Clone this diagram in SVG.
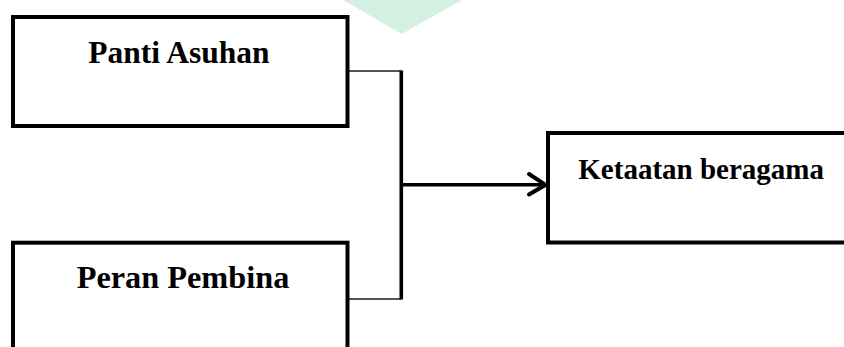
<svg xmlns="http://www.w3.org/2000/svg" width="844" height="347" viewBox="0 0 844 347">
  <style>
    .box { fill: #ffffff; stroke: #000000; stroke-width: 4; }
    .lbl { font-family: "Liberation Serif", "Times New Roman", serif; font-weight: bold; fill: #000000; }
    .thin { fill: none; stroke: #1a1a1a; stroke-width: 1.3; }
    .thick { fill: none; stroke: #000000; stroke-width: 3.6; }
  </style>
  <rect x="0" y="0" width="844" height="347" fill="#ffffff"/>
  <polygon id="watermark" points="343,0 462,0 401.7,34" fill="#d6efe3"/>
  <g id="connectors">
    <polyline class="thin" points="348,71 401.3,71"/>
    <polyline class="thin" points="348,299 401.3,299"/>
    <line class="thick" x1="401.3" y1="70.5" x2="401.3" y2="299.5"/>
    <line class="thick" x1="401.3" y1="184.8" x2="544" y2="184.8" stroke-width="4"/>
    <polyline fill="none" stroke="#000" stroke-width="4" stroke-linecap="round" stroke-linejoin="miter" points="529,174 545.5,184.8 529,194.5"/>
  </g>
  <g id="node-panti-asuhan">
    <rect class="box" x="13" y="17" width="334.5" height="109"/>
    <text class="lbl" x="88.3" y="63.3" font-size="31.5">Panti Asuhan</text>
  </g>
  <g id="node-peran-pembina">
    <rect class="box" x="13" y="242.7" width="334.5" height="120"/>
    <text class="lbl" x="76.7" y="287.7" font-size="32.3">Peran Pembina</text>
  </g>
  <g id="node-ketaatan-beragama">
    <rect class="box" x="548" y="133" width="310" height="109.5"/>
    <text class="lbl" x="578.3" y="179" font-size="29">Ketaatan beragama</text>
  </g>
</svg>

### [Requirement]
Reproduce the data above in full, exactly as it is, with the pictures left out.

### [Output below]
Clone this diagram in SVG.
<svg xmlns="http://www.w3.org/2000/svg" width="844" height="347" viewBox="0 0 844 347">
  <style>
    .box { fill: #ffffff; stroke: #000000; stroke-width: 4; }
    .lbl { font-family: "Liberation Serif", "Times New Roman", serif; font-weight: bold; fill: #000000; }
    .thin { fill: none; stroke: #1a1a1a; stroke-width: 1.3; }
    .thick { fill: none; stroke: #000000; stroke-width: 3.6; }
  </style>
  <rect x="0" y="0" width="844" height="347" fill="#ffffff"/>
  <polygon id="watermark" points="343,0 462,0 401.7,34" fill="#d6efe3"/>
  <g id="connectors">
    <polyline class="thin" points="348,71 401.3,71"/>
    <polyline class="thin" points="348,299 401.3,299"/>
    <line class="thick" x1="401.3" y1="70.5" x2="401.3" y2="299.5"/>
    <line class="thick" x1="401.3" y1="184.8" x2="544" y2="184.8" stroke-width="4"/>
    <polyline fill="none" stroke="#000" stroke-width="4" stroke-linecap="round" stroke-linejoin="miter" points="529,174 545.5,184.8 529,194.5"/>
  </g>
  <g id="node-panti-asuhan">
    <rect class="box" x="13" y="17" width="334.5" height="109"/>
    <text class="lbl" x="88.3" y="63.3" font-size="31.5">Panti Asuhan</text>
  </g>
  <g id="node-peran-pembina">
    <rect class="box" x="13" y="242.7" width="334.5" height="120"/>
    <text class="lbl" x="76.7" y="287.7" font-size="32.3">Peran Pembina</text>
  </g>
  <g id="node-ketaatan-beragama">
    <rect class="box" x="548" y="133" width="310" height="109.5"/>
    <text class="lbl" x="578.3" y="179" font-size="29">Ketaatan beragama</text>
  </g>
</svg>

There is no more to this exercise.